A friend led me to the work of Andy Andrews. If you
haven’t read “The Noticer” or “The Traveler’s Gift,” I recommend them. They
help to remind us of the things that are most important in life, provide a
roadmap for our adventure here.
And, because of an online bookseller’s mailing
error, I received my copy of “Becoming Clementine” early. It’s the third book
in Jennifer Niven’s series about a can-do-anything woman named Velva Jean. If
the last name sounds familiar, it’s because Jennifer’s mother, Penelope Niven,
wrote a 700-page biography of Carl Sandburg, the most comprehensive look at his
life ever.
Jennifer, though, is not riding on her mother’s
coattails. With a nonfiction arctic adventure
story, a biography, a memoir and three novels to date, she’s an author
worth paying attention to. She’s got a lot more up her sleeve—and it all
promises to be bestselling material.
So, yes, when that book arrived on my step, I took
it as a sign that I should stop everything and read it.
I did. It was
worth it—more on that in another post.
Last Saturday was Wilder Days in Mansfield, so
I was back on the road again for another dose of Laura. I had the privilege
that day of meeting William T. Anderson, who has done a great deal of research
and written or edited a number of books about Laura Ingalls Wilder and her
daughter, Rose Wilder Lane.
You guessed it! I am now immersed in Wilder.

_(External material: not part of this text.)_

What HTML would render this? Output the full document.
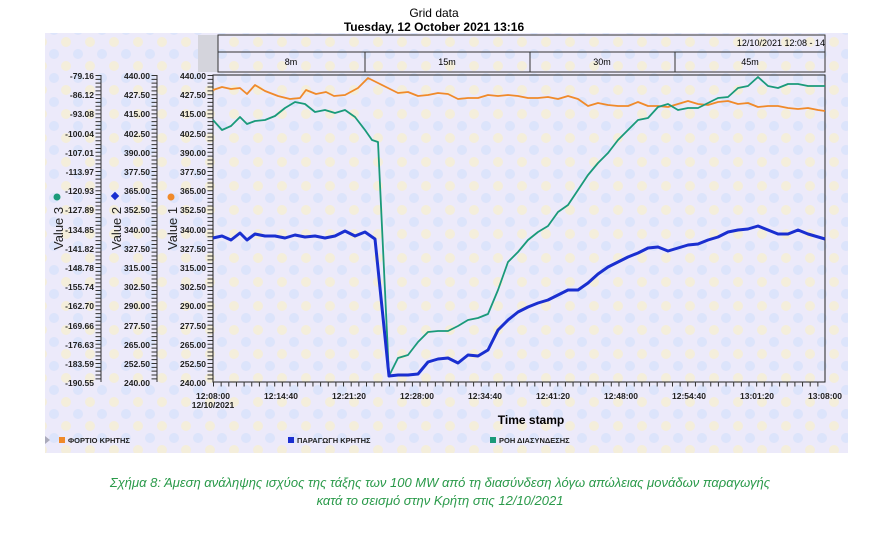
<!DOCTYPE html>
<html><head><meta charset="utf-8"><style>
body{margin:0;width:869px;height:540px;background:#fff;overflow:hidden;font-family:"Liberation Sans",sans-serif}
svg{position:absolute;left:0;top:0}
</style></head><body>
<svg width="869" height="540" viewBox="0 0 869 540" font-family="Liberation Sans, sans-serif">
<defs>
<pattern id="bg" width="24" height="24" patternUnits="userSpaceOnUse">
<rect width="24" height="24" fill="#eceafa"/>
<circle cx="6" cy="6" r="5" fill="#dce4fb"/>
<circle cx="18" cy="18" r="5" fill="#f4eedb"/>
</pattern>
</defs>
<rect x="45" y="33" width="803" height="420" fill="url(#bg)"/>
<text x="434" y="17" font-size="12" text-anchor="middle">Grid data</text>
<text x="434" y="31" font-size="12" font-weight="bold" text-anchor="middle">Tuesday, 12 October 2021 13:16</text>
<rect x="198" y="35" width="20" height="37" fill="#d4d4dc"/>
<rect x="218" y="35" width="607" height="37" fill="none" stroke="#333" stroke-width="1"/>
<line x1="218" y1="52" x2="825" y2="52" stroke="#333"/>
<line x1="365" y1="52" x2="365" y2="72" stroke="#333"/>
<line x1="530" y1="52" x2="530" y2="72" stroke="#333"/>
<line x1="675" y1="52" x2="675" y2="72" stroke="#333"/>
<text x="825" y="46" font-size="9" text-anchor="end">12/10/2021 12:08 - 14</text>
<g font-size="9" text-anchor="middle"><text x="291" y="65">8m</text><text x="447" y="65">15m</text><text x="602" y="65">30m</text><text x="750" y="65">45m</text></g>
<rect x="213" y="75" width="612" height="307" fill="none" stroke="#222"/>
<g stroke="#333" fill="none">
<line x1="101" y1="75" x2="101" y2="382"/><line x1="157" y1="75" x2="157" y2="382"/>
<line x1="98" y1="75" x2="98" y2="382" stroke-width="5" stroke-dasharray="1 2.84"/>
<line x1="154" y1="75" x2="154" y2="382" stroke-width="5" stroke-dasharray="1 2.84"/>
<line x1="210" y1="75" x2="210" y2="382" stroke-width="5" stroke-dasharray="1 2.84"/>
<line x1="213" y1="384" x2="825" y2="384" stroke-width="5" stroke-dasharray="1 6.65"/>
</g>
<g font-size="8.5" font-weight="bold" text-anchor="end" fill="#222">
<text x="94" y="79">-79.16</text><text x="94" y="98">-86.12</text><text x="94" y="117">-93.08</text><text x="94" y="137">-100.04</text><text x="94" y="156">-107.01</text><text x="94" y="175">-113.97</text><text x="94" y="194">-120.93</text><text x="94" y="213">-127.89</text><text x="94" y="233">-134.85</text><text x="94" y="252">-141.82</text><text x="94" y="271">-148.78</text><text x="94" y="290">-155.74</text><text x="94" y="309">-162.70</text><text x="94" y="329">-169.66</text><text x="94" y="348">-176.63</text><text x="94" y="367">-183.59</text><text x="94" y="386">-190.55</text>
</g>
<g font-size="8.5" font-weight="bold" text-anchor="end" fill="#222">
<text x="150" y="79">440.00</text><text x="150" y="98">427.50</text><text x="150" y="117">415.00</text><text x="150" y="137">402.50</text><text x="150" y="156">390.00</text><text x="150" y="175">377.50</text><text x="150" y="194">365.00</text><text x="150" y="213">352.50</text><text x="150" y="233">340.00</text><text x="150" y="252">327.50</text><text x="150" y="271">315.00</text><text x="150" y="290">302.50</text><text x="150" y="309">290.00</text><text x="150" y="329">277.50</text><text x="150" y="348">265.00</text><text x="150" y="367">252.50</text><text x="150" y="386">240.00</text>
</g>
<g font-size="8.5" font-weight="bold" text-anchor="end" fill="#222">
<text x="206" y="79">440.00</text><text x="206" y="98">427.50</text><text x="206" y="117">415.00</text><text x="206" y="137">402.50</text><text x="206" y="156">390.00</text><text x="206" y="175">377.50</text><text x="206" y="194">365.00</text><text x="206" y="213">352.50</text><text x="206" y="233">340.00</text><text x="206" y="252">327.50</text><text x="206" y="271">315.00</text><text x="206" y="290">302.50</text><text x="206" y="309">290.00</text><text x="206" y="329">277.50</text><text x="206" y="348">265.00</text><text x="206" y="367">252.50</text><text x="206" y="386">240.00</text>
</g>
<g font-size="13" fill="#222">
<text transform="translate(63,250) rotate(-90)">Value 3</text>
<text transform="translate(121,250) rotate(-90)">Value 2</text>
<text transform="translate(177,250) rotate(-90)">Value 1</text>
</g>
<circle cx="57" cy="197" r="3.5" fill="#1a9a7a"/>
<rect x="112" y="193" width="6" height="6" fill="#1a2fd0" transform="rotate(45 115 196)"/>
<circle cx="171" cy="197" r="3.5" fill="#f08a2a"/>
<g font-size="8.5" font-weight="bold" text-anchor="middle" fill="#222">
<text x="213" y="399">12:08:00</text><text x="213" y="408">12/10/2021</text>
<text x="281" y="399">12:14:40</text><text x="349" y="399">12:21:20</text><text x="417" y="399">12:28:00</text><text x="485" y="399">12:34:40</text><text x="553" y="399">12:41:20</text><text x="621" y="399">12:48:00</text><text x="689" y="399">12:54:40</text><text x="757" y="399">13:01:20</text><text x="825" y="399">13:08:00</text>
</g>
<text x="531" y="424" font-size="12" font-weight="bold" text-anchor="middle">Time stamp</text>
<g font-size="7.5" font-weight="bold" fill="#222">
<rect x="59" y="437" width="6" height="6" fill="#f08a2a"/><text x="68" y="443">ΦΟΡΤΙΟ ΚΡΗΤΗΣ</text>
<rect x="288" y="437" width="6" height="6" fill="#1a2fd0"/><text x="297" y="443">ΠΑΡΑΓΩΓΗ ΚΡΗΤΗΣ</text>
<rect x="490" y="437" width="6" height="6" fill="#1a9a7a"/><text x="499" y="443">ΡΟΗ ΔΙΑΣΥΝΔΕΣΗΣ</text>
</g>
<polygon points="45,436 50,440 45,444" fill="#aab"/>
<g fill="none" stroke-linejoin="round">
<polyline stroke="#f08a2a" stroke-width="1.8" points="213,90 222,87 231,89 240,88 247,94 255,85 265,91 278,96 290,99 300,98 306,90 316,94 326,92 334,96 345,95 358,88 368,78 378,83 388,88 398,93 408,92 418,96 428,95 438,93 448,94 458,99 468,98 478,98 488,95 498,96 508,95 518,96 528,98 538,98 548,97 558,99 568,96 578,99 588,106 598,103 608,105 618,106 628,106 638,102 648,106 658,106 668,107 678,104 688,101 698,104 708,105 718,102 728,101 738,104 748,103 758,107 768,106 778,106 788,108 798,109 808,108 818,110 825,111"/>
<polyline stroke="#1a9a7a" stroke-width="1.8" points="213,120 222,130 231,126 240,117 247,124 255,121 265,120 275,116 285,108 295,102 305,104 315,112 325,110 335,113 345,110 355,117 365,130 372,140 378,142 389,376 398,358 408,355 418,342 428,332 438,331 448,331 458,326 468,320 478,318 488,314 498,290 508,262 518,252 528,240 538,232 548,226 558,212 568,205 578,190 588,175 598,163 608,153 618,140 628,130 638,120 648,118 658,107 668,104 678,110 688,108 698,108 708,103 718,98 728,97 738,88 748,86 758,77 768,86 778,88 788,84 798,84 808,86 825,86"/>
<polyline stroke="#1a2fd0" stroke-width="3" points="213,238 222,236 231,240 240,233 247,240 255,234 265,236 275,236 285,238 295,235 305,237 315,236 325,238 335,236 345,231 355,236 365,232 375,239 389,376 398,375 408,375 418,374 428,362 438,359 448,358 458,363 468,355 478,356 488,350 498,330 508,320 518,312 528,307 538,303 548,300 558,295 568,290 578,290 588,283 598,274 608,267 618,262 628,257 638,253 648,248 658,247 668,251 678,248 688,245 698,244 708,240 718,237 728,232 738,230 748,229 758,226 768,230 778,234 788,234 798,230 808,234 825,239"/>
</g>
<g font-size="13" font-style="italic" fill="#2a9a4a" text-anchor="middle">
<text x="440" y="487">Σχήμα 8: Άμεση ανάληψης ισχύος της τάξης των 100 MW από τη διασύνδεση λόγω απώλειας μονάδων παραγωγής</text>
<text x="440" y="505">κατά το σεισμό στην Κρήτη στις 12/10/2021</text>
</g>
</svg>
</body></html>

These two women could take everyday happenings
across three generations—Laura’s parents, hers and husband Almanzo’s, and Rose’s—and
turn them into something enchanting, educational and entertaining.
Pull a dictionary off the shelf, open it to any page
and what will you find? Words—standing alone, waiting to be called upon.
But put them in the hands of a gifted writer, be it Laura
or Rose, Richard or Andy, Jennifer or Penny, or William Anderson and what do you get? Wonder, adventure, inspiration.
Oh, words—the magic they make when woven well.
Tis no wonder I get immersed in them so.